Aussi longtemps qu’on peut faire croire aux malheureux qu’ils sont dans cette situation providentiellement, inévitablement, ils ne sentent le mal qu’au physique, ce qui, pour les exploiteurs des masses laborieuses, est peu de chose. Ce n’est que quand ces malheureux examinent, que la société ne peut plus les empêcher de comparer et de discuter, que les prolétaires sentent moralement leur malheur et cherchent à s’y soustraire. Pendant que les prolétaires s’agitent au lieu d’agir, et espèrent, par des moyens de fortune, faire cesser leurs souffrances, le mal contre lequel ils s’insurgent, plus ou moins chaotiquement, continue à être, en attendant une éducation rationnelle, une condition d’ordre relatif dans la société capitaliste.

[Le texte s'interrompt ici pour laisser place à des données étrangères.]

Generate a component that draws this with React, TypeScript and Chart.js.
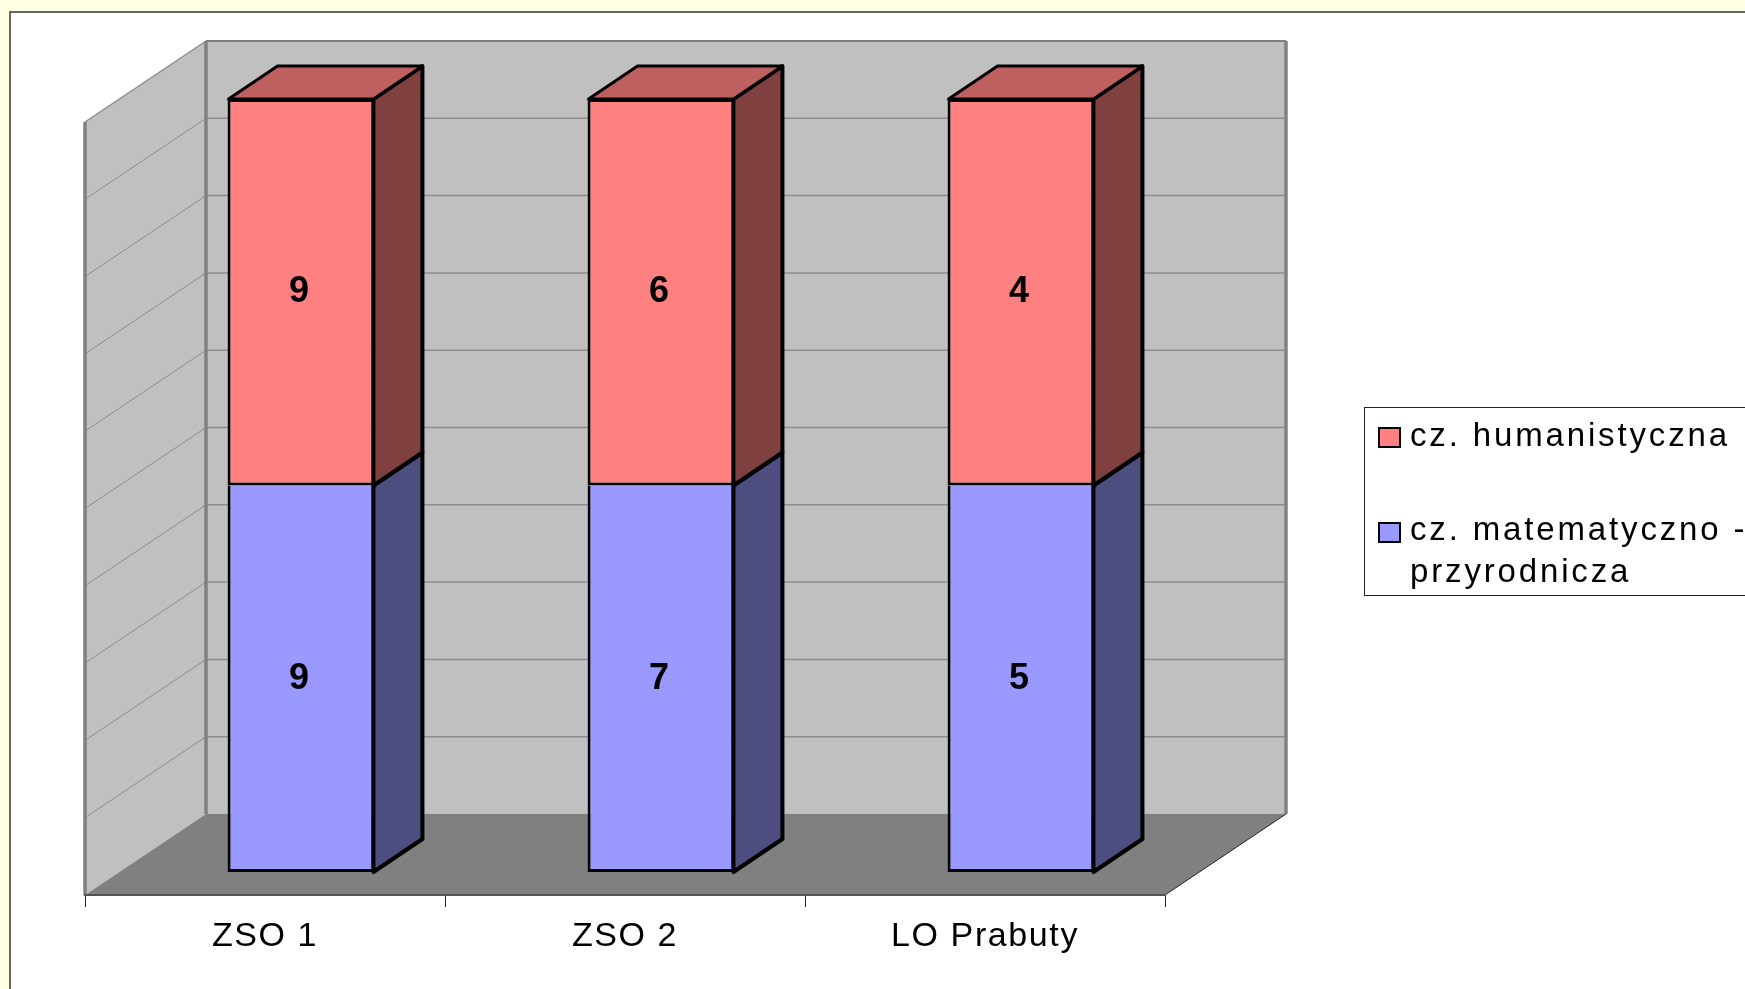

À mesure que les prolétaires laisseront tomber les œillères qui les empêchent de voir clair, ils prendront conscience de la valeur de leur personnalité, aussi bien que des conditions sociales qui leur sont faites par leurs seigneurs modernes, et s’appliqueront à anéantir le paupérisme moral et matériel qui sert de refuge aux maux qui les accablent.
Les apôtres du progrès continu sont, par cela même, des partisans de réformes partielles et successives qui ne portent que sur les effets en laissant subsister la cause ; elles sont empiriques et ne peuvent que prolonger l’agonie d’une société qui se meurt d’hypocrisie et d’exploitation économique et sociale.
Ces prétendues réformes, plus ou moins empreintes d’éclectisme, ne font qu’entretenir le mal au lieu de le supprimer et ne constituent un progrès qu’en apparence. C’est ainsi que le bien n’étant pas déterminé, tout progrès est un pas de plus vers le mal. Par là, nous voyons que le malheur est essentiellement progressif ; s’il n’en était pas ainsi, il serait tolérable et n’aurait pas de fin. C’est le progrès excessif du mal qui imposera à l’Humanité la nécessité de s’y soustraire et la mettra sur la voie de la Vérité, de la Justice qui est son unique remède.
À ce moment, le progrès, dans tous les domaines, donnera toute la mesure de ses possibilités. — Elie Soubeyran.